A source of sound $A$ emit waves of frequency $1800\ \text{Hz}$ is falling towards ground with a terminal speed $v$. The observer $B$ on the ground directly beneath the source receives waves of frequency $2150\ \text{Hz}$. The source $A$ receive waves, reflected from ground, of frequency nearly:
(Speed of sound $=343\ \text{m}\cdot {{\text{s}}^{-1}}$)
A. $2150\ \text{Hz}$
B. $2500\ \text{Hz}$
C. $1800\ \text{Hz}$
D. $2400\ \text{Hz}$

Answer 1

Hint: Treat the problem as two separate problems. Determine the velocity of the source using the Doppler effect of sound. Then assume the observer as source for the second part and determine the frequency of sound heard by $A$.
Formula Used:
$f={{f}_{0}}\left( \dfrac{v\pm {{v}_{0}}}{v\mp {{v}_{s}}} \right)$

Complete answer:
Doppler effect is the phenomenon observed whenever there is a relative motion between the source emitting waves and an observer. The general equation for the Doppler Effect can be seen as,
$f={{f}_{0}}\left( \dfrac{v\pm {{v}_{0}}}{v\mp {{v}_{s}}} \right)$
Here, $f$ is the frequency received by the observer, ${{f}_{0}}$ is the frequency emitted by the source, $v$ is the velocity of sound waves, ${{v}_{0}}$ is the velocity of observer and ${{v}_{s}}$ is the velocity of source.
Now, model the equation for the observer at rest exactly beneath the source. The equation for source approaching the observer can be written as,
$f={{f}_{0}}\left( \dfrac{v}{v-{{v}_{s}}} \right)$
Substitute the values as $f=2150\ \text{Hz}$ and ${{f}_{0}}=1800\ \text{Hz}$. The source velocity is calculated as,
$\begin{align}
  & 2150=1800\left( \dfrac{343}{343-v} \right) \\
 & 343-v=\dfrac{1800\times 343}{2150} \\
 & v=56\ \text{m}\cdot {{\text{s}}^{-1}}
\end{align}$
Now, since the waves reflect from the ground, we can treat the ground as a new source that emits the waves of frequency $2150\ \text{Hz}$. Thus, the source A can now be treated as an observer.
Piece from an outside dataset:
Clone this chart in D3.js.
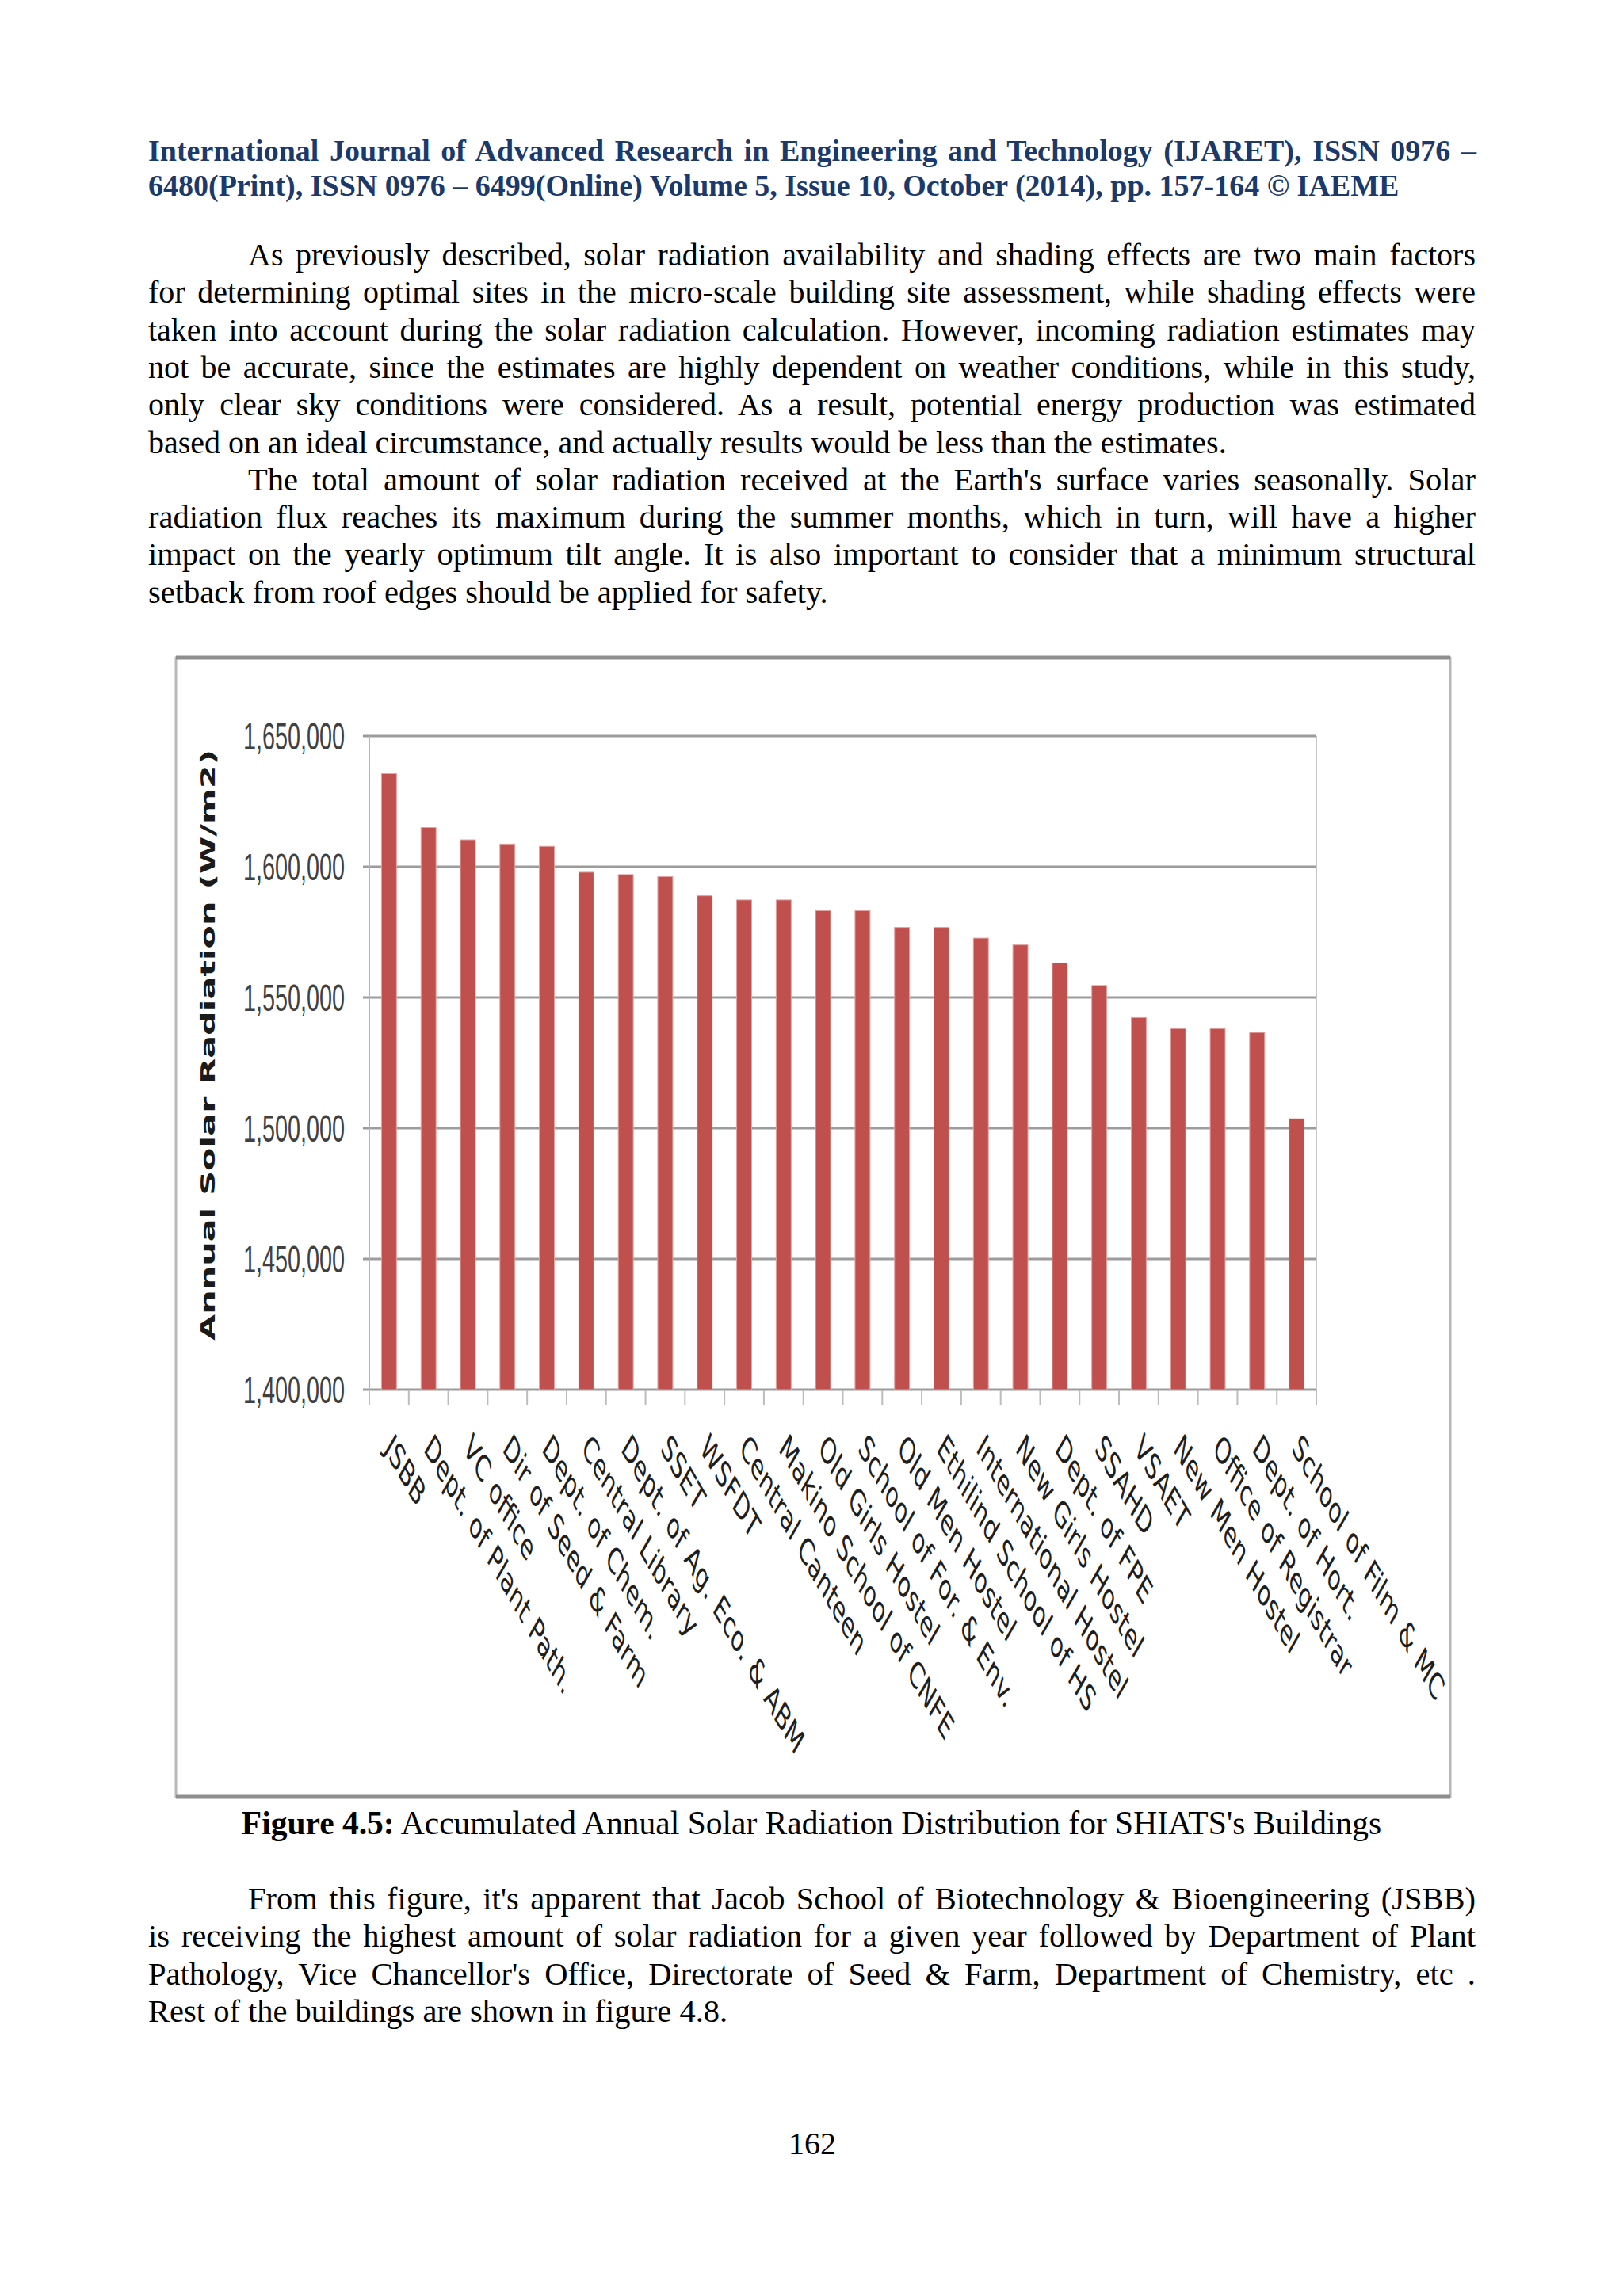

The frequency of waves received by it can be calculated as,
$\begin{align}
  & f={{f}_{0}}\left( \dfrac{v+{{v}_{s}}}{v} \right) \\
 & =2150\left( \dfrac{343+56}{343} \right) \\
 & =2500\ \text{Hz}
\end{align}$
Thus, the frequency observed by source A is $2500\ \text{Hz}$.

Thus, the correct option is (A).

Note:
Use the general formula for doppler effect carefully. Take care of the signs in the formula for source velocity and observer velocity. Use the speed of sound as provided in the question.